1. The problem statement, all variables and given/known data
To warm up for a match, a tennis player hits the 58.0g ball vertically with her racket.
If the ball is stationary just before it is hit and goes 5.50m high, what impulse did she impart to it?

I know that the answer is 0.602 kgm/s but I don't understand why this is the answer
2. Relevant equations
P=mv

ptotal = Pinitial + Pfinal

3. The attempt at a solution
Pinitial = (0.058kg)(0 m/s)
= 0

Pfinal = (0.058kg)(vfinal

I'm not sure where to go from here.
I think that kinitial+Uinitial = kfinal+ufinal has something to do with it
But I'm not sure.

2. Jul 28, 2012

### cepheid

Staff Emeritus
Energy is conserved.
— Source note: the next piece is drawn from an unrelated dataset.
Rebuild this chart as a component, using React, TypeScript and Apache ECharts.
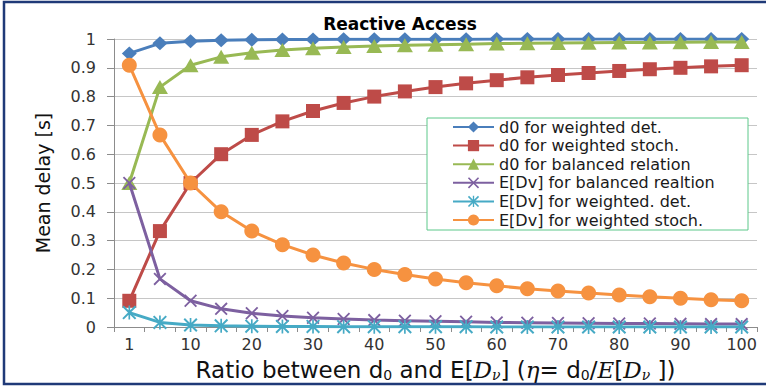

If the ball reaches a height of 5.50 m, it has gained a certain amount of gravitational potential energy (you can calculate the amount). That energy had to come from somewhere. From this fact, you can deduce the speed of the ball at the end of the impact with the racket. ;)

3. Jul 29, 2012

### fredb

compute v(0) tennis ball: v(t)[/2] = v(0)[/2] - 2*g*d → 0 = v(0)[/2] - 2*9.8*5.5 = 10.38 m/s.

ƩP(initial) = ƩP(final) (just before and just after the hit). In general p=mv.

Initial m(b)*v(b) + m(r)*v(r) = 0+ m(r)*v(r)

Final m(b)*v(b) + m(r)*v(r) = 0.058*10.38=0.602 kgm/s

So initial momentum racket is 0,602 kgm/s.

4. Jul 29, 2012

### cepheid

Staff Emeritus
Fredb, we do NOT provide complete solutions to homework problems on this site. It is against site rules.